Problem details: Leave out the pictures and restate the rest of the data exactly.

⁂

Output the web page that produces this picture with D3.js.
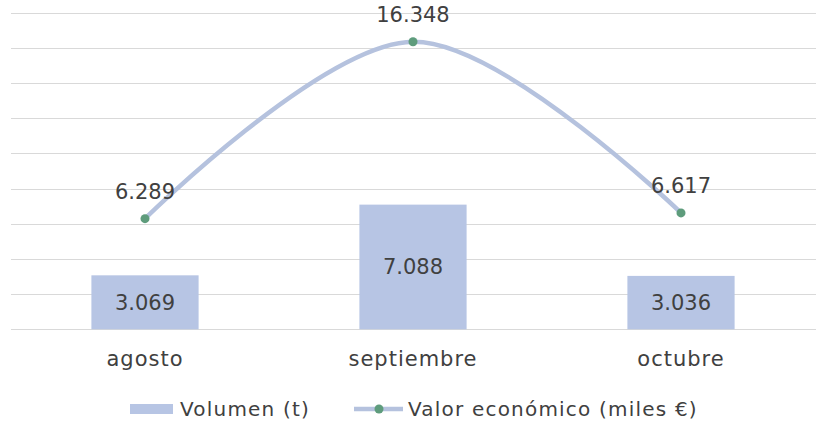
<!DOCTYPE html>
<meta charset="utf-8">
<style>
    body {
        margin: 0;
        background: #fff;
    }

    svg text {
        font-family: "DejaVu Sans", sans-serif;
        fill: #404040;
    }

    .grid line {
        stroke: #d9d9d9;
        stroke-width: 1;
    }
</style>

<body>
    <script src="https://cdn.jsdelivr.net/npm/d3@7"></script>
    <script>

    // chart data
    var months = ["agosto", "septiembre", "octubre"];
    var volumen = [3.069, 7.088, 3.036];           // Volumen (t), thousands
    var valor = [6.289, 16.348, 6.617];            // Valor económico (miles €), thousands
    var gridTicks = [0, 2, 4, 6, 8, 10, 12, 14, 16, 18];
    var seriesNames = ["Volumen (t)", "Valor económico (miles €)"];

    var barColor = "#b7c5e4",
        lineColor = "#b5c2de",
        dotColor = "#5e9c7c";

    var width = 827, height = 426;

    var svg = d3.select("body").append("svg")
        .attr("width", width).attr("height", height);

    var fmt = function(v) { return v.toFixed(3); };

    // scales
    var x = d3.scaleBand()
        .domain(months)
        .range([11, 815])
        .paddingInner(0.6)
        .paddingOuter(0.3);

    var y = d3.scaleLinear()
        .domain([0, 18])
        .range([329.3, 12.7]);

    // horizontal gridlines
    svg.append("g")
        .attr("class", "grid")
        .selectAll("line")
        .data(gridTicks)
        .enter().append("line")
        .attr("x1", 11).attr("x2", 816)
        .attr("y1", function(d) { return Math.round(y(d)) + 0.5; })
        .attr("y2", function(d) { return Math.round(y(d)) + 0.5; });

    // bars
    var bars = svg.append("g").selectAll("g")
        .data(months)
        .enter().append("g");

    bars.append("rect")
        .attr("x", function(d) { return x(d); })
        .attr("width", x.bandwidth())
        .attr("y", function(d, i) { return y(volumen[i]); })
        .attr("height", function(d, i) { return y(0) - y(volumen[i]); })
        .attr("fill", barColor);

    bars.append("text")
        .attr("x", function(d) { return x(d) + x.bandwidth() / 2; })
        .attr("y", function(d, i) { return (y(volumen[i]) + y(0)) / 2 + 7.5; })
        .attr("text-anchor", "middle")
        .style("font-size", "21px")
        .text(function(d, i) { return fmt(volumen[i]); });

    // smoothed line for valor
    var pts = months.map(function(m, i) { return [x(m) + x.bandwidth() / 2, y(valor[i])]; });

    var line = d3.line().curve(d3.curveCatmullRom.alpha(0));

    svg.append("path")
        .attr("d", line(pts))
        .attr("fill", "none")
        .attr("stroke", lineColor)
        .attr("stroke-width", 4.5)
        .attr("stroke-linecap", "round");

    svg.append("g").selectAll("circle")
        .data(pts)
        .enter().append("circle")
        .attr("cx", function(d) { return d[0]; })
        .attr("cy", function(d) { return d[1]; })
        .attr("r", 4.5)
        .attr("fill", dotColor);

    svg.append("g").selectAll("text")
        .data(pts)
        .enter().append("text")
        .attr("x", function(d) { return d[0]; })
        .attr("y", function(d) { return d[1] - 20; })
        .attr("text-anchor", "middle")
        .style("font-size", "21px")
        .text(function(d, i) { return fmt(valor[i]); });

    // category labels
    svg.append("g").selectAll("text")
        .data(months)
        .enter().append("text")
        .attr("x", function(d) { return x(d) + x.bandwidth() / 2; })
        .attr("y", 366)
        .attr("text-anchor", "middle")
        .style("font-size", "21px")
        .style("letter-spacing", "1px")
        .text(function(d) { return d; });

    // legend
    var legend = svg.append("g");

    legend.append("rect")
        .attr("x", 130).attr("y", 404)
        .attr("width", 43).attr("height", 10)
        .attr("fill", barColor);

    legend.append("text")
        .attr("x", 180).attr("y", 416)
        .style("font-size", "20px")
        .style("letter-spacing", "1.2px")
        .text(seriesNames[0]);

    legend.append("line")
        .attr("x1", 354).attr("x2", 403)
        .attr("y1", 409).attr("y2", 409)
        .attr("stroke", lineColor)
        .attr("stroke-width", 4.5);

    legend.append("circle")
        .attr("cx", 379).attr("cy", 409)
        .attr("r", 4.5)
        .attr("fill", dotColor);

    legend.append("text")
        .attr("x", 408).attr("y", 416)
        .style("font-size", "20px")
        .style("letter-spacing", "1.2px")
        .text(seriesNames[1]);

    </script>
</body>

⁂

Exercise result:
Output the web page that produces this picture with D3.js.
<!DOCTYPE html>
<meta charset="utf-8">
<style>
    body {
        margin: 0;
        background: #fff;
    }

    svg text {
        font-family: "DejaVu Sans", sans-serif;
        fill: #404040;
    }

    .grid line {
        stroke: #d9d9d9;
        stroke-width: 1;
    }
</style>

<body>
    <script src="https://cdn.jsdelivr.net/npm/d3@7"></script>
    <script>

    // chart data
    var months = ["agosto", "septiembre", "octubre"];
    var volumen = [3.069, 7.088, 3.036];           // Volumen (t), thousands
    var valor = [6.289, 16.348, 6.617];            // Valor económico (miles €), thousands
    var gridTicks = [0, 2, 4, 6, 8, 10, 12, 14, 16, 18];
    var seriesNames = ["Volumen (t)", "Valor económico (miles €)"];

    var barColor = "#b7c5e4",
        lineColor = "#b5c2de",
        dotColor = "#5e9c7c";

    var width = 827, height = 426;

    var svg = d3.select("body").append("svg")
        .attr("width", width).attr("height", height);

    var fmt = function(v) { return v.toFixed(3); };

    // scales
    var x = d3.scaleBand()
        .domain(months)
        .range([11, 815])
        .paddingInner(0.6)
        .paddingOuter(0.3);

    var y = d3.scaleLinear()
        .domain([0, 18])
        .range([329.3, 12.7]);

    // horizontal gridlines
    svg.append("g")
        .attr("class", "grid")
        .selectAll("line")
        .data(gridTicks)
        .enter().append("line")
        .attr("x1", 11).attr("x2", 816)
        .attr("y1", function(d) { return Math.round(y(d)) + 0.5; })
        .attr("y2", function(d) { return Math.round(y(d)) + 0.5; });

    // bars
    var bars = svg.append("g").selectAll("g")
        .data(months)
        .enter().append("g");

    bars.append("rect")
        .attr("x", function(d) { return x(d); })
        .attr("width", x.bandwidth())
        .attr("y", function(d, i) { return y(volumen[i]); })
        .attr("height", function(d, i) { return y(0) - y(volumen[i]); })
        .attr("fill", barColor);

    bars.append("text")
        .attr("x", function(d) { return x(d) + x.bandwidth() / 2; })
        .attr("y", function(d, i) { return (y(volumen[i]) + y(0)) / 2 + 7.5; })
        .attr("text-anchor", "middle")
        .style("font-size", "21px")
        .text(function(d, i) { return fmt(volumen[i]); });

    // smoothed line for valor
    var pts = months.map(function(m, i) { return [x(m) + x.bandwidth() / 2, y(valor[i])]; });

    var line = d3.line().curve(d3.curveCatmullRom.alpha(0));

    svg.append("path")
        .attr("d", line(pts))
        .attr("fill", "none")
        .attr("stroke", lineColor)
        .attr("stroke-width", 4.5)
        .attr("stroke-linecap", "round");

    svg.append("g").selectAll("circle")
        .data(pts)
        .enter().append("circle")
        .attr("cx", function(d) { return d[0]; })
        .attr("cy", function(d) { return d[1]; })
        .attr("r", 4.5)
        .attr("fill", dotColor);

    svg.append("g").selectAll("text")
        .data(pts)
        .enter().append("text")
        .attr("x", function(d) { return d[0]; })
        .attr("y", function(d) { return d[1] - 20; })
        .attr("text-anchor", "middle")
        .style("font-size", "21px")
        .text(function(d, i) { return fmt(valor[i]); });

    // category labels
    svg.append("g").selectAll("text")
        .data(months)
        .enter().append("text")
        .attr("x", function(d) { return x(d) + x.bandwidth() / 2; })
        .attr("y", 366)
        .attr("text-anchor", "middle")
        .style("font-size", "21px")
        .style("letter-spacing", "1px")
        .text(function(d) { return d; });

    // legend
    var legend = svg.append("g");

    legend.append("rect")
        .attr("x", 130).attr("y", 404)
        .attr("width", 43).attr("height", 10)
        .attr("fill", barColor);

    legend.append("text")
        .attr("x", 180).attr("y", 416)
        .style("font-size", "20px")
        .style("letter-spacing", "1.2px")
        .text(seriesNames[0]);

    legend.append("line")
        .attr("x1", 354).attr("x2", 403)
        .attr("y1", 409).attr("y2", 409)
        .attr("stroke", lineColor)
        .attr("stroke-width", 4.5);

    legend.append("circle")
        .attr("cx", 379).attr("cy", 409)
        .attr("r", 4.5)
        .attr("fill", dotColor);

    legend.append("text")
        .attr("x", 408).attr("y", 416)
        .style("font-size", "20px")
        .style("letter-spacing", "1.2px")
        .text(seriesNames[1]);

    </script>
</body>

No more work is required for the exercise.